I'll make this clear when I complete the docs prior for 1.0.

(2) You are using DWithin at your own peril. DWithin can use indexes cause
because its a wrapper around Distance. Since you read the PostGIS docs so
closely, then I'm sure you're aware that Distance returns the "cartesian
distance between two geometries." If you're using WGS84 lat/lon coordinates,
then you're also using a cartesian distance calculation method on coordinates
in angular units. In other words, your distance calculations are wrong --
getting it right requires extra computation time.

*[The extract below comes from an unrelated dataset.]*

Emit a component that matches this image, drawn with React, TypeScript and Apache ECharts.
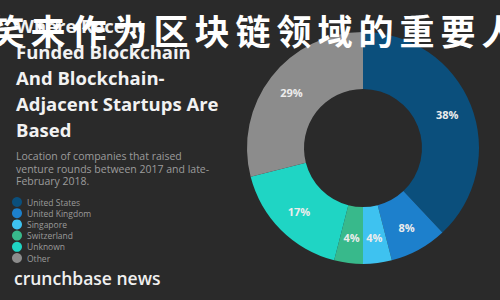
import React, { useEffect, useRef } from "react";
import * as echarts from "echarts";

const categories = ["United States", "United Kingdom", "Singapore", "Switzerland", "Unknown", "Other"];
const shares = [38, 8, 4, 4, 17, 29];
const sliceColors = ["#0b4f7c", "#1d80cc", "#3ec2f0", "#38b98b", "#1fd5c4", "#8c8c8c"];
const titleLines = ["Where Recent", "Funded Blockchain", "And Blockchain-", "Adjacent Startups Are", "Based"];
const subtitleLines = [
  "Location of companies that raised",
  "venture rounds between 2017 and late-",
  "February 2018.",
];
const watermark = "笑来作为区块链领域的重要人";
const footer = "crunchbase news";

export default function App() {
  const ref = useRef<HTMLDivElement>(null);
  useEffect(() => {
    if (!ref.current) return;
    const chart = echarts.init(ref.current, undefined, { renderer: "svg" });
    const chars = Array.from(watermark);
    chart.setOption({
      animation: false,
      backgroundColor: "#2a2a2a",
      color: sliceColors,
      legend: {
        orient: "vertical",
        left: 7,
        top: 192,
        itemWidth: 10,
        itemHeight: 10,
        itemGap: 1.2,
        icon: "circle",
        data: categories,
        textStyle: { color: "#9a9a9a", fontSize: 8.5, fontFamily: "Open Sans", lineHeight: 10 },
      },
      graphic: [
        {
          type: "text",
          left: 16,
          top: 12,
          style: {
            text: titleLines.join("\n"),
            fill: "#f2f2f2",
            font: "bold 18.5px 'Open Sans'",
            lineHeight: 26,
          },
        },
        {
          type: "text",
          left: 16,
          top: 150,
          style: {
            text: subtitleLines.join("\n"),
            fill: "#9c9c9c",
            font: "10.5px 'Open Sans'",
            lineHeight: 12.5,
          },
        },
        {
          type: "text",
          left: 14,
          top: 269,
          style: {
            text: footer,
            fill: "#f0f0f0",
            font: "600 17.5px 'Open Sans'",
          },
        },
        {
          type: "group",
          z: 100,
          children: chars.map((ch, i) => ({
            type: "text",
            x: 89 + (i - 2) * 41,
            y: 29,
            z: 100,
            style: {
              text: ch,
              fill: "#ffffff",
              font: "bold 35px 'Noto Sans CJK SC'",
              align: "center",
              verticalAlign: "middle",
            },
          })),
        },
      ],
      series: [
        {
          type: "pie",
          center: [363, 148],
          radius: [59, 116],
          startAngle: 90,
          clockwise: true,
          avoidLabelOverlap: false,
          label: {
            show: true,
            position: "inside",
            formatter: "{c}%",
            color: "#ececec",
            fontSize: 11,
            fontWeight: "bold",
            fontFamily: "Open Sans",
          },
          labelLine: { show: false },
          emphasis: { disabled: true },
          itemStyle: { borderWidth: 0 },
          data: categories.map((name, i) => ({ name, value: shares[i] })),
        },
      ],
    });
    return () => chart.dispose();
  }, []);
  return (
    <div
      ref={ref}
      style={{ position: "fixed", left: 0, top: 0, width: 500, height: 300 }}
    />
  );
}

(3) I've experienced problems with FastCGI, but have had no confirmations of
this problem outside my laptop. My guess it's actually an underlying conflict
with the latest version of flup and the use of ctypes. If you had taken this
part of your post and placed it in a ticket it could be fixed; at the least a
workaround would be provided. [Update: this problem is actually not related to
ctypes/flup -- see Django ticket #9437]

Finally, at no point did you try and address your problems by (i) writing a
message to the django-users list, (ii) filing a ticket explaining your
problem, or (iii) visiting the #geodjango IRC channel and simply asking a
question. Open source software is not a one-way street. If you had spent as
much effort on this gripe post as participating in the community then your
bugs and/or questions would have been addressed.